→ Given instruction
Your output is the lines from the first one to the one containing "XAxis, YAxis, ErrorBar", repeated exactly, with images left out.

━━━━━ Available data

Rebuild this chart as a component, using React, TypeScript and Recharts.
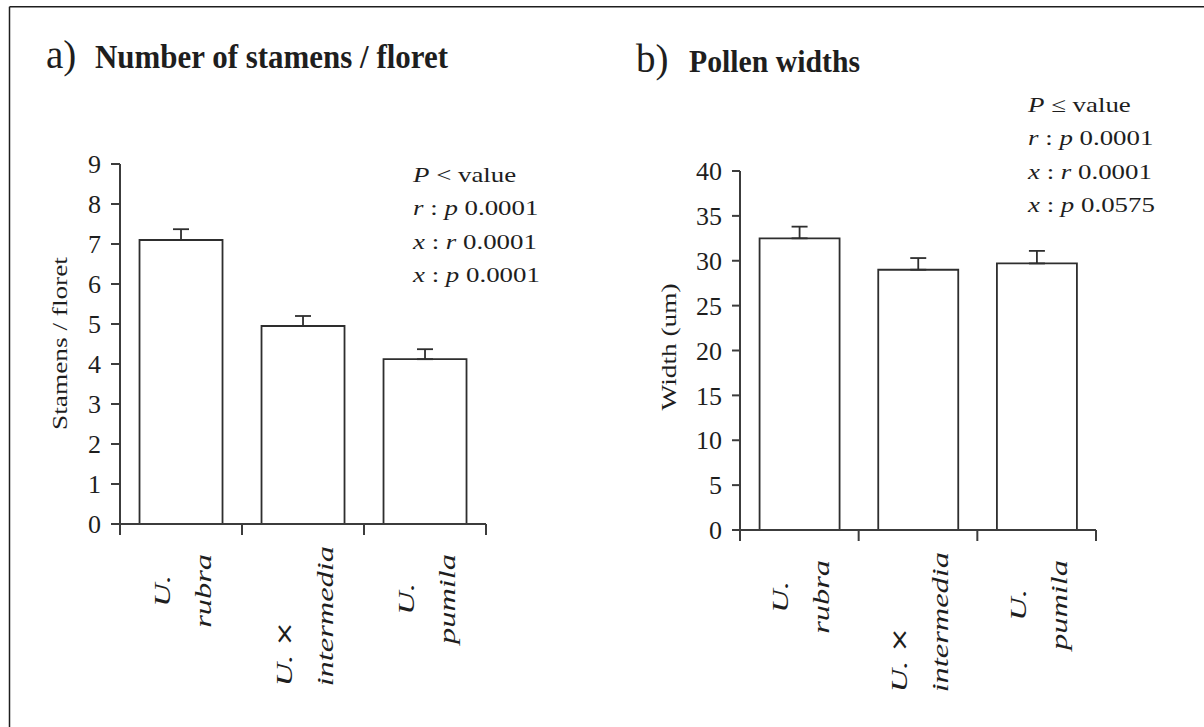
import React from 'react';
import { BarChart, Bar, XAxis, YAxis, ErrorBar } from 'recharts';

// ---------- data ----------
const categories = ['U. rubra', 'U. × intermedia', 'U. pumila'];
const categoryLines = [
  ['U.', 'rubra'],
  ['U. ×', 'intermedia'],
  ['U.', 'pumila'],
];
const stamensMean = [7.1, 4.95, 4.12];
const stamensErr = [0.27, 0.25, 0.25];
const pollenMean = [32.5, 29.0, 29.7];
const pollenErr = [1.3, 1.3, 1.4];
const stamensTicks = [0, 1, 2, 3, 4, 5, 6, 7, 8, 9];
const pollenTicks = [0, 5, 10, 15, 20, 25, 30, 35, 40];
const stamensNotes = [
  ['P', ' < value'],
  ['r', ' : ', 'p', ' 0.0001'],
  ['x', ' : ', 'r', ' 0.0001'],
  ['x', ' : ', 'p', ' 0.0001'],
];
const pollenNotes = [
  ['P', ' ≤ value'],
  ['r', ' : ', 'p', ' 0.0001'],
  ['x', ' : ', 'r', ' 0.0001'],
  ['x', ' : ', 'p', ' 0.0575'],
];

const stamensData = categories.map((name, i) => ({
  name,
  mean: stamensMean[i],
  err: [0, stamensErr[i]],
}));
const pollenData = categories.map((name, i) => ({
  name,
  mean: pollenMean[i],
  err: [0, pollenErr[i]],
}));

// ---------- style ----------
const SERIF = "'Liberation Serif', 'Times New Roman', serif";
const SANS = "'DejaVu Sans', 'Liberation Sans', sans-serif";
const INK = '#1e1e1e';
const AXIS = '#3c3c3c';
const LABEL_FONT = 24;
const LABEL_STRETCH = 1.35;
const LINE_OFFSETS = [-11, 30];
const TICK_ALIGN = ['middle', 'start', 'middle'];

let ctx: CanvasRenderingContext2D | null = null;
function measure(text: string, font: string): number {
  if (typeof document === 'undefined') return text.length * 11;
  if (!ctx) ctx = document.createElement('canvas').getContext('2d');
  if (!ctx) return text.length * 11;
  ctx.font = font;
  return ctx.measureText(text).width;
}

function makeCatTick(bandHalf: number) {
  return function CatTick(props: any) {
    const { x, y, payload } = props;
    let idx = typeof props.index === 'number' ? props.index : categories.indexOf(payload?.value);
    if (idx < 0) idx = 0;
    const lines = categoryLines[idx];
    const lens = lines.map(
      (l) => measure(l, `italic ${LABEL_FONT}px 'Liberation Serif'`) * LABEL_STRETCH
    );
    const maxLen = Math.max(...lens);
    const align = TICK_ALIGN[idx];
    const ay = align === 'middle' ? y + 30 + maxLen / 2 : y + 22 + maxLen;
    return (
      <g>
        <line x1={x - bandHalf} x2={x - bandHalf} y1={y} y2={y + 11} stroke={AXIS} strokeWidth={2} />
        {idx === categories.length - 1 && (
          <line x1={x + bandHalf} x2={x + bandHalf} y1={y} y2={y + 11} stroke={AXIS} strokeWidth={2} />
        )}
        {lines.map((l, k) => {
          const parts = l.split('×');
          return (
            <text
              key={k}
              transform={`translate(${x + LINE_OFFSETS[k]},${ay}) rotate(-90) scale(${LABEL_STRETCH},1)`}
              textAnchor={align}
              fontFamily={SERIF}
              fontSize={LABEL_FONT}
              fontStyle="italic"
              fill={INK}
            >
              {parts.length > 1 ? (
                <>
                  {parts[0]}
                  <tspan fontStyle="normal" fontFamily={SANS} fontSize={LABEL_FONT * 0.95}>×</tspan>
                  {parts[1]}
                </>
              ) : (
                l
              )}
            </text>
          );
        })}
      </g>
    );
  };
}

function Notes({ x, y, lines }: { x: number; y: number; lines: string[][] }) {
  return (
    <g>
      {lines.map((segs, i) => (
        <text
          key={i}
          transform={`translate(${x},${y + i * 33.4}) scale(1.28,1)`}
          fontFamily={SERIF}
          fontSize={21}
          fill={INK}
        >
          {segs.map((s, k) => (
            <tspan key={k} fontStyle={k % 2 === 0 ? 'italic' : 'normal'} style={{ whiteSpace: 'pre' }}>
              {s}
            </tspan>
          ))}
        </text>
      ))}
    </g>
  );
}

const yTick = { fontSize: 26, fill: INK, fontFamily: SERIF };

const LeftTick = makeCatTick((486 - 120) / 3 / 2);
const RightTick = makeCatTick((1096 - 740) / 3 / 2);

export default function App() {
  return (
    <div
      style={{
        position: 'absolute',
        left: 0,
        top: 0,
        width: 1204,
        height: 727,
        background: '#fff',
        overflow: 'hidden',
        fontFamily: SERIF,
      }}
    >
      <div style={{ position: 'absolute', left: 0, top: 0 }}>
        <BarChart
          width={600}
          height={727}
          data={stamensData}
          margin={{ top: 164, right: 114, bottom: 3, left: 0 }}
          barCategoryGap="16%"
        >
          <XAxis
            dataKey="name"
            interval={0}
            height={200}
            tickLine={false}
            tickSize={0}
            tickMargin={0}
            axisLine={{ stroke: AXIS, strokeWidth: 2 }}
            tick={<LeftTick />}
          />
          <YAxis
            width={120}
            domain={[0, 9]}
            ticks={stamensTicks}
            interval={0}
            tick={yTick}
            tickSize={9}
            tickMargin={10}
            axisLine={{ stroke: AXIS, strokeWidth: 2 }}
            tickLine={{ stroke: AXIS, strokeWidth: 2 }}
          />
          <Bar dataKey="mean" fill="#fff" stroke="#2e2e2e" strokeWidth={1.8} isAnimationActive={false}>
            <ErrorBar dataKey="err" direction="y" width={8} stroke="#2e2e2e" strokeWidth={1.8} isAnimationActive={false} />
          </Bar>
        </BarChart>
      </div>

      <div style={{ position: 'absolute', left: 600, top: 0 }}>
        <BarChart
          width={604}
          height={727}
          data={pollenData}
          margin={{ top: 171, right: 108, bottom: 3, left: 0 }}
          barCategoryGap="16.5%"
        >
          <XAxis
            dataKey="name"
            interval={0}
            height={194}
            tickLine={false}
            tickSize={0}
            tickMargin={0}
            axisLine={{ stroke: AXIS, strokeWidth: 2 }}
            tick={<RightTick />}
          />
          <YAxis
            width={140}
            domain={[0, 40]}
            ticks={pollenTicks}
            interval={0}
            tick={yTick}
            tickSize={8}
            tickMargin={10}
            axisLine={{ stroke: AXIS, strokeWidth: 2 }}
            tickLine={{ stroke: AXIS, strokeWidth: 2 }}
          />
          <Bar dataKey="mean" fill="#fff" stroke="#2e2e2e" strokeWidth={1.8} isAnimationActive={false}>
            <ErrorBar dataKey="err" direction="y" width={8} stroke="#2e2e2e" strokeWidth={1.8} isAnimationActive={false} />
          </Bar>
        </BarChart>
      </div>

      <svg
        width={1204}
        height={727}
        style={{ position: 'absolute', left: 0, top: 0, pointerEvents: 'none' }}
      >
        {/* frame */}
        <line x1={9.5} y1={6.7} x2={1204} y2={6.7} stroke={INK} strokeWidth={1.5} />
        <line x1={9.5} y1={6.7} x2={9.5} y2={727} stroke={INK} strokeWidth={1.5} />

        {/* titles */}
        <text x={46} y={68} fontFamily={SERIF} fontSize={39} fill={INK}>a)</text>
        <text
          x={95}
          y={68}
          fontFamily={SERIF}
          fontSize={33}
          fontWeight="bold"
          fill={INK}
          textLength={353}
          lengthAdjust="spacingAndGlyphs"
        >
          Number of stamens / floret
        </text>
        <text x={636} y={72} fontFamily={SERIF} fontSize={39} fill={INK}>b)</text>
        <text
          x={689}
          y={72}
          fontFamily={SERIF}
          fontSize={32}
          fontWeight="bold"
          fill={INK}
          textLength={171}
          lengthAdjust="spacingAndGlyphs"
        >
          Pollen widths
        </text>

        {/* y-axis titles */}
        <text
          transform="translate(66.5,343.5) rotate(-90) scale(1.3,1)"
          textAnchor="middle"
          fontFamily={SERIF}
          fontSize={21}
          fill={INK}
        >
          Stamens / floret
        </text>
        <text
          transform="translate(676,347) rotate(-90) scale(1.3,1)"
          textAnchor="middle"
          fontFamily={SERIF}
          fontSize={21}
          fill={INK}
        >
          Width (um)
        </text>

        {/* p-value notes */}
        <Notes x={413} y={182} lines={stamensNotes} />
        <Notes x={1028} y={112} lines={pollenNotes} />
      </svg>
    </div>
  );
}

━━━━━━━━━━

→ Result of the task
Rebuild this chart as a component, using React, TypeScript and Recharts.
import React from 'react';
import { BarChart, Bar, XAxis, YAxis, ErrorBar } from 'recharts';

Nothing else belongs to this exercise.